Correale, el anarquismo y el sindicato

Escribe Antonio J. González

Nació en Piñeiro a fines del siglo diecinueve. Sus padres constituían una familia de inmigrantes italianos. Y como era habitual entonces, creció con los otros pibes del barrio, “hasta que un día que jugaban en la calle Rosetti –cuenta Humberto Correale- aparecieron cinco tipos en fila india cruzando el puente del canal, trayendo bajo sus brazos papeles, libros, revistas y otros bártulos. Nos impresionó la “pinta”, las corbatas voladoras, el chambergo y sus melenas. Se ubicaron en una casa vecina y nosotros asomamos la “jeta”, y como uno de ellos –Panchito Castellano- nos llamó: “¡Eh, los hijos de los proletarios, vengan!”, ahí nomás nos cautivaron.

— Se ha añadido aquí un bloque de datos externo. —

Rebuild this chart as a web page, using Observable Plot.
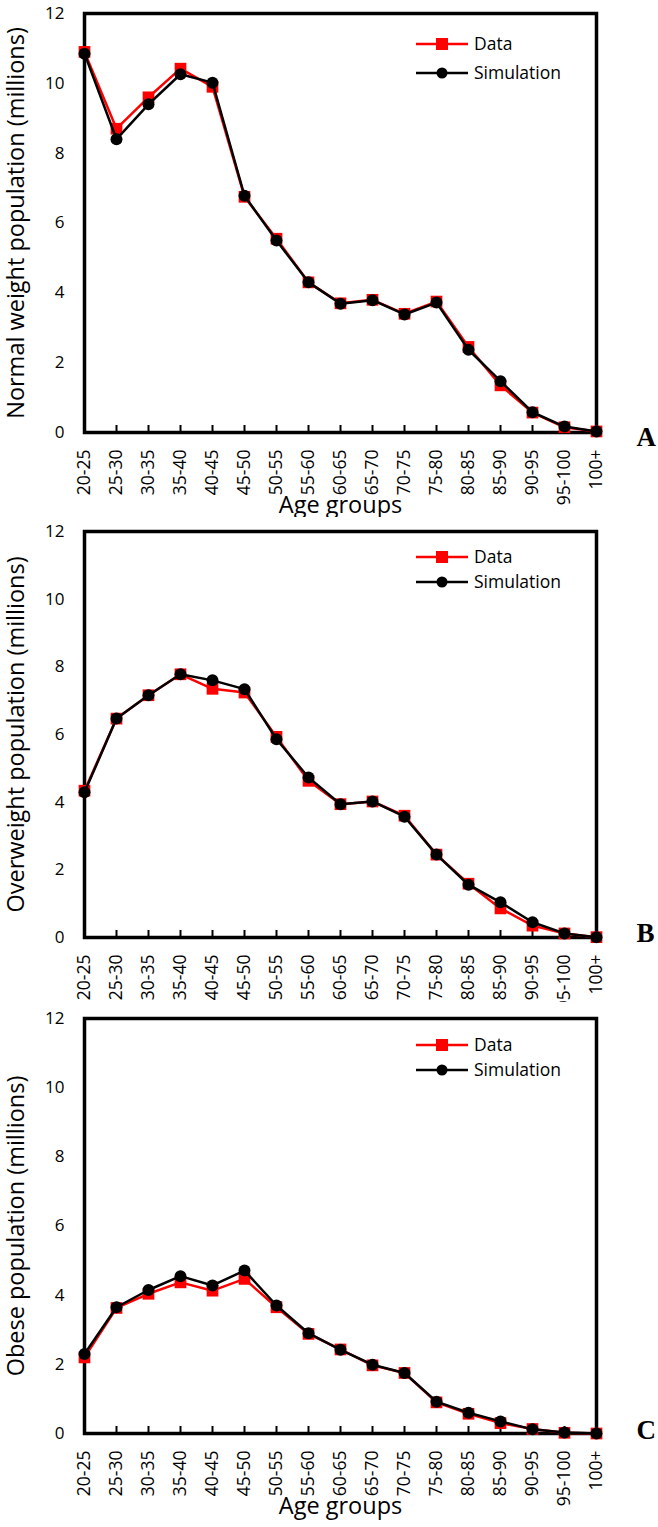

A partir de ese momento nos daban a leer los diarios, periódicos y libros que tenían… Así fueron los primeros contactos con los anarquistas…”
Humberto se vinculó, allí mismo, con Angelito Piccolo que tenía una peña en la cocina de su casa donde se estudiaba, se recitaba poesías y discutía sobre la sociedad y la política. “Nuevamente me había juntado con los anarquistas y era un lector de La Protesta…” afirmaría luego.

A los trece años trabaja de aprendiz en un taller rural y comienza su conocimiento del movimiento sindical. “…íbamos conociendo otro mundo” dice. “En los sindicatos había conferencias todos los sábados en los que hablaban tipos que sabían mucho: maestros como Pablo Pizzurno, un crítico de arte como Félix de Amador, profesores de estética como Juan Leguizamón, y uno de los más grandes “marotes” de la estética y la filosofía como Juan Luis Guerrero y muchos más. Todos desfilaron por el Sindicato de Rurales Unidos de Avellaneda: Ahí nos hicimos nosotros…”

“Al ingresar al sindicato –continúa- enseguida me habían ofrecido el puesto de bibliotecario. Me gustó la tarea, por eso fui a la escuela a prepararme. Fui a la escuela nocturna de Fiorito, donde había un maestro entrerriano llamado Vallejos, un gran maestro que nos ayudó a descubrir y profundizar el mundo de la cultura al que recién nos asomábamos. De bibliotecario a presentar oradores en los actos públicos. De presentador a orador en actos, convenciones, asambleas. Fue un camino que día a día me integró más y más en la militancia obrera y con la FORA”.

El relato autobiográfico de Correale es simple y revelador de situaciones históricas no tan lejanas, de militancias populares que iban de las organizaciones obreras a los movimientos sociales de la época, de entidades culturales como la Asociación Gente de Arte y la Biblioteca Popular Veladas, hasta el Círculo Cultural Verdad que funcionaba en la casa de Mumita Fernández. Esta semblanza y los fragmentos de sus afirmaciones los hemos extraído de la amplia nota que su sobrino, Ruben E. Aboy, publicara en el diario “La Calle” en diciembre de 1991, cuando Correale aún vivía, jubilado, con sus 93 años a cuestas, en una modesta casa de San Francisco de Solano “acompañado de sus cuadros, sus libros, sus recuerdos y sus amigos”.

“Fue dirigente obrero, después de cumplir sus horas de trabajo. Nunca fue rentado… Fue en dirigente “vocacional” no un “profesional”. Vivió con humildad, sin renegar jamás de sus ideas, con una línea de conducta sin dobleces” señala Aboy. Sustentó el ideario humanista que rechazaba tanto el adoctrinamiento militar como el terrorismo. “…las bombas no son constructivas, no edifican” decía y cultivaba con alta convicción relaciones políticas y sociales sin discriminación doctrinaria, manteniendo su amistad con otros dirigentes, como los radicales Crisólogo Larralde o Casella Piñeiro.

Es una lección de sentido común y espíritu democrático que hoy parece inconcebible y casi se extraña, cuando la militancia en alguna idea o fracción diferente resulta ser una enemiga irreconciliable, cuando no es fácil distinguir la real línea de pensamiento de los dirigentes, con alguna excepción.